Imagine Wall Street executives cracking dark jokes about a convicted sex offender’s notorious “interest in young girls”—even name-dropping then-16-year-old pop sensation Miley Cyrus in a tasteless 2008 email asking if Jeffrey Epstein was at an event “with Miley Cyrus”—while quietly banking him for years amid glaring red flags. The quip, sent to senior executive Mary Erdoes (now CEO of JPMorgan’s Asset & Wealth Management), resurfaced in 2023 court filings from the U.S. Virgin Islands lawsuit, highlighting how Epstein’s predatory reputation was openly mocked inside America’s biggest bank, yet ignored for profit.
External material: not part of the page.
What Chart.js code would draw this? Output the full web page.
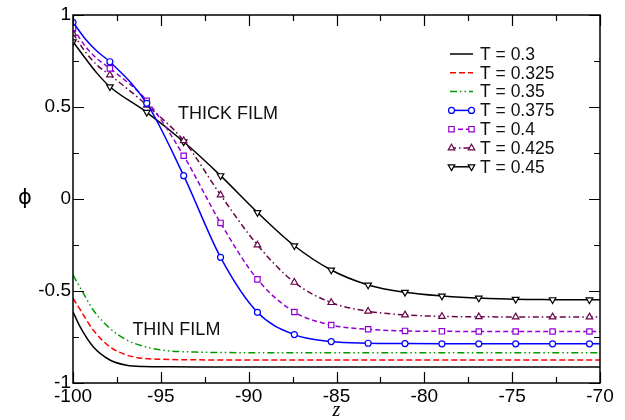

No evidence whatsoever links Miley Cyrus to Epstein—it’s purely a cynical gag reflecting the bank’s awareness of his crimes as early as 2006, when compliance flagged accusations of paying cash for underage girls. JPMorgan processed billions in transactions, including massive cash withdrawals classic of trafficking, keeping him as a lucrative client until 2013 and generating millions in fees.
As late 2025 brings fresh Epstein revelations—unsealed JPMorgan records flagging over $1 billion in suspicious post-death transactions, Senate memos blasting compliance failures, and House subpoenas yielding island photos and banking ties to elites—the old “joke” underscores institutional blindness. With the Epstein Files Transparency Act mandating a massive DOJ investigative dump by December 19, including grand jury materials, victims and advocates demand accountability.
How many more “jokes” masked real complicity among enablers?
Will the full truth expose protectors of the powerful—or bury it deeper?